Dennis Hopper, 74, the iconic Hollywood tough guy who starred in Easy Rider and Apocalypse Now, died on Saturday after a long battle with prostate cancer. "Dennis Hopper died this morning at 8:15 am (15:15 pm GMT) from complications of metastasized prostate cancer," Hopper’s manager Sam Maydew confirmed in a statement. "He died at home in Venice surrounded by family and friends."

Born in Kansas in 1936, Hopper enjoyed a career as an artist, actor and director spanning 55 years. His family relocated to California when he was a child and, after developing an interest in acting, Hopper made his TV debut with a small role in U.S. series Medic in 1955. He went on to land two roles alongside his idol James Dean – in 1950s releases Rebel Without a Cause and Giant. After moving to the East Coast and completing a training course at New York’s famous Actors Studio, Hopper’s career began to pick up pace and he became a TV regular on U.S. shows such as The Defenders, Bonanza, The Legend of Jesse James and Combat!

Hopper made brief appearances in Paul Newman’s Cool Hand Luke and alongside John Wayne in The Sons of Katie Elder (1965) and True Grit (1969), while his more recognised roles include Francis Ford Coppola’s Apocalypse Now (1979), Out of the Blue (1980) and Rumble Fish (1983).
But Hopper will perhaps be best remembered for pulling double duty on 1969’s Easy Rider, which he directed and starred in alongside Peter Fonda and Jack Nicholson.

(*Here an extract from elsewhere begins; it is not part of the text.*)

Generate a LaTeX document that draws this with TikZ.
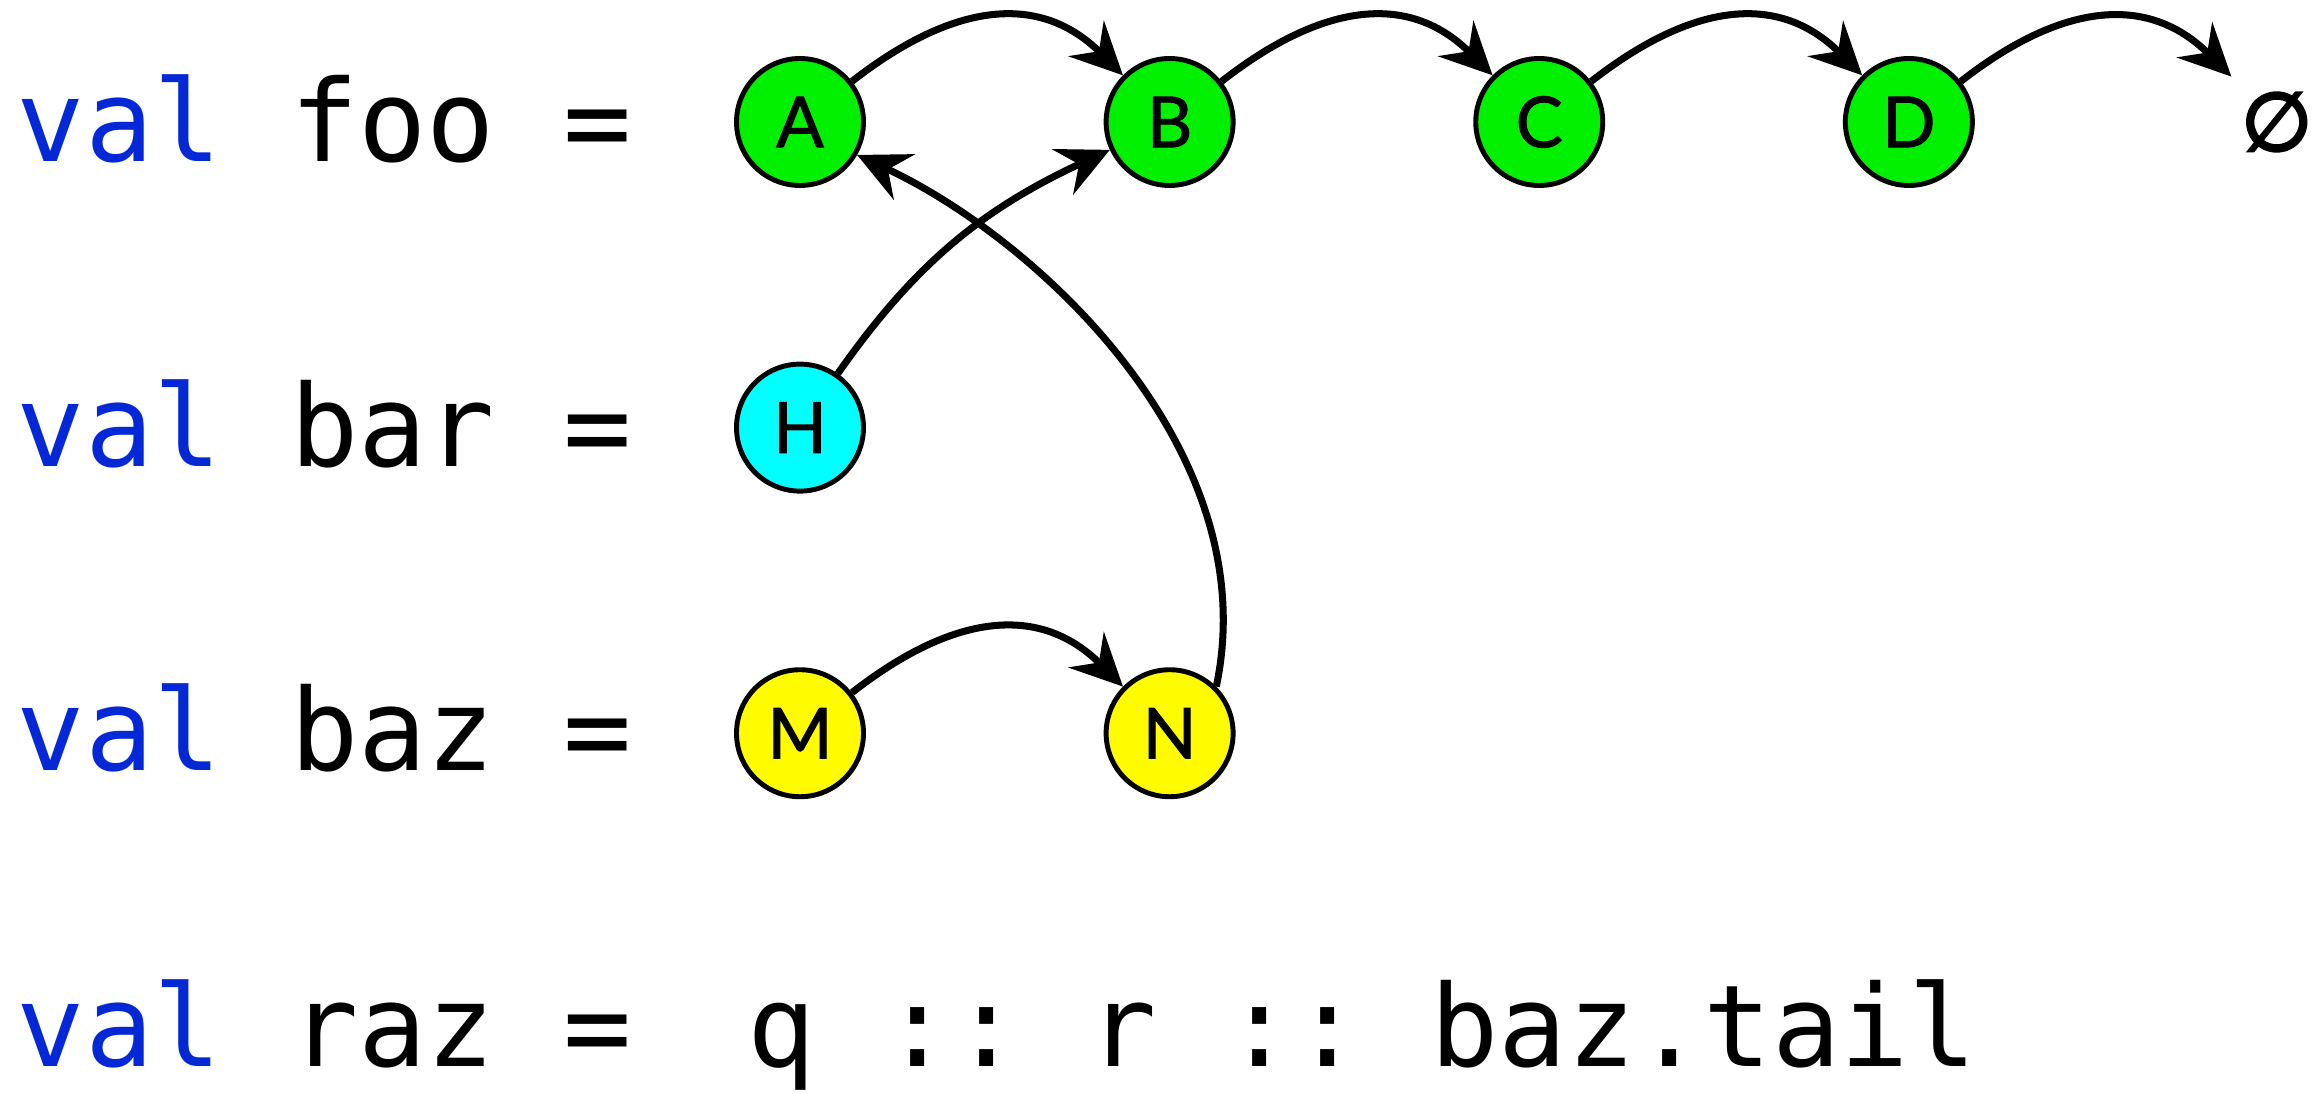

The movie earned Hopper critical acclaim, but his screen success was marred by trouble in his personal life – the star’s eight-year marriage to first wife Brooke Hayward crumbled and he struggled with drug and alcohol abuse. A year later, in 1970, Hopper rushed to wed Michelle Phillips – the disastrous union lasted just one week amid allegations of cocaine addiction and spousal abuse.
His private life hit the headlines again in the early 1980s when Hopper had a brush with death in an incident involving 17 sticks of dynamite near Houston, Texas, and it was only after finding himself stranded in a Mexican desert while drunk and on drugs that he checked himself into rehab in 1983. Hopper kicked his addictions and marked his Hollywood comeback with critically acclaimed performances in 1986’s Blue Velvet, with director David Lynch, Hoosiers, for which he earned a Best Supporting Actor Oscar nomination, and 1988’s Colors.

He returned to TV on numerous occasions and in 2002 appeared in Kiefer Sutherland’s hit show 24, as well as government drama E-Ring in 2005, and Crash in 2008 to 2009, a series based on the Oscar-winning movie of the same name.

His marriage to fifth wife Victoria Duffy, who he wed in 1996, also deteriorated in his final months – the actor filed for divorce in January, citing irreconcilable differences. He obtained a restraining order against her after his doctor claimed she was "hampering his cancer care."

The estranged couple was subsequently ordered to resolve their differences for the sake of their daughter Galen, who was born in 2003, and in April, Hopper was forced to pay Duffy $12,000-a-month in spousal and child support. Hopper is also survived by his three other children from previous marriages. The actor fathered Marin with first wife Hayward in 1962; Ruthanna with Daria Halprin in the early 1970s, and son Henry, born in 1990, with Katherine LaNasa.